The development and implementation of a sustainable bioeconomy requires new inter- and transdisciplinary approaches in the training and development of young scientists. As part of the NRW strategy project BioSC, the Supervision Award has been honouring outstanding achievements by young scientists in supervising doctoral students since 2014. Since 2021, the BioSC Supervision Award has been presented as the Christian Patermann Award, named after the founder of the Knowledge-based Bioeconomy in Europe.

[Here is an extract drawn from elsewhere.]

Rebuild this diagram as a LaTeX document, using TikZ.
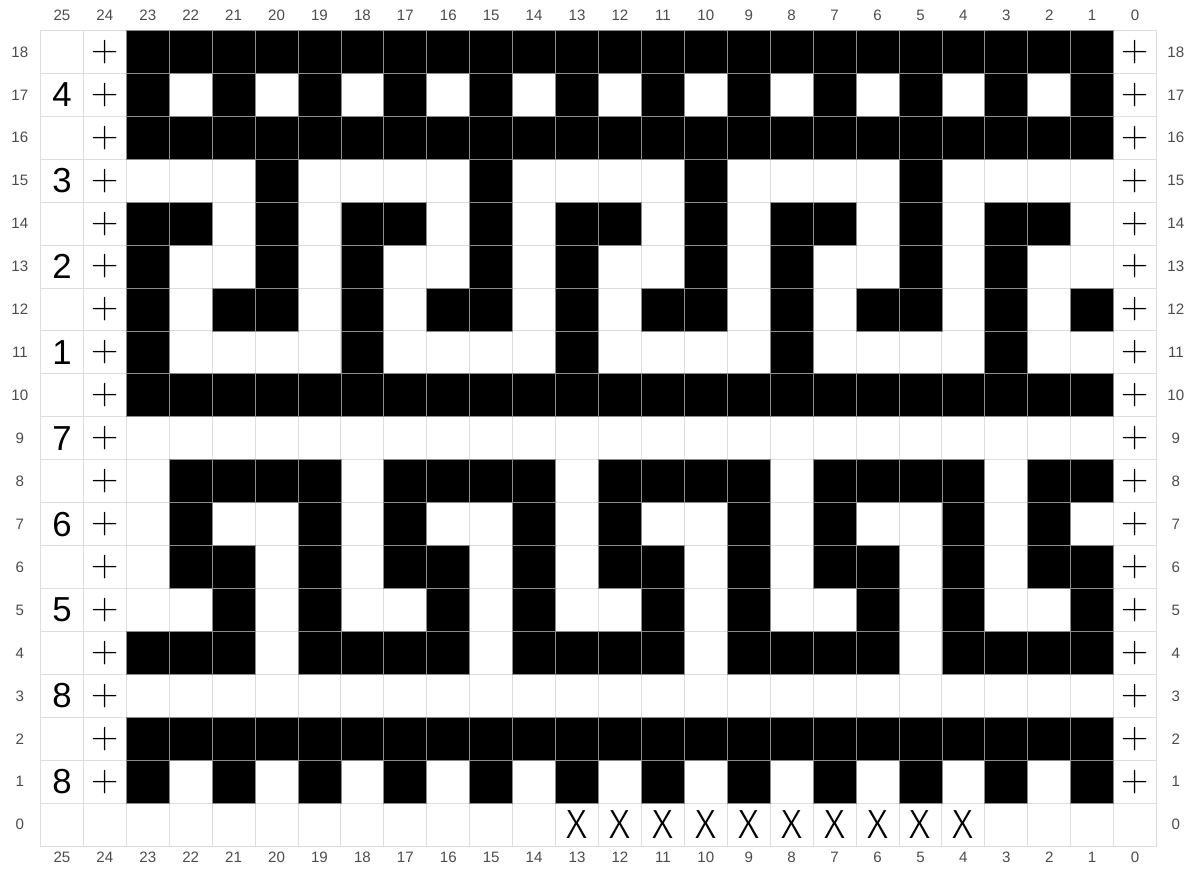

With the award, which is to be used in scientific work, the Bioeconomy Science Center (BioSC) honours young scientists for special achievements and creativity regarding the quality of their professional and personal supervision of doctoral students. The review panel decides on the basis of the nominees' scientific excellence and supervisory performance. Networking, independence, scientific visibility and the promotion of "thinking outside the box" of the supervised doctoral researchers are further relevant selection criteria. The award is intended to improve the conditions for excellent career development of young scientists. In the case of equal professional qualifications and performance, preference is given to female scientists. A thematic restriction to specific topics of the bioeconomy is not intended.
Who can be nominated? Who can nominate?
All young scientists from the BioSC Core Groups who supervise PhD students during their doctoral studies can be nominated by Core Group leaders and PhD students.
The competition
The winner(s) will receive an award of up to EUR 25,000 as well as a certificate. The competition is part of the NRW strategy project BioSC. Documents and the call text including the prerequisites for the submission of nomination proposals can be found in the BioSC Intranet. The expert committee decides primarily on the basis of the excellent supervision and the ability of the scientists to motivate students and doctoral candidates to think interdisciplinary and thus also beyond their own "specialist area".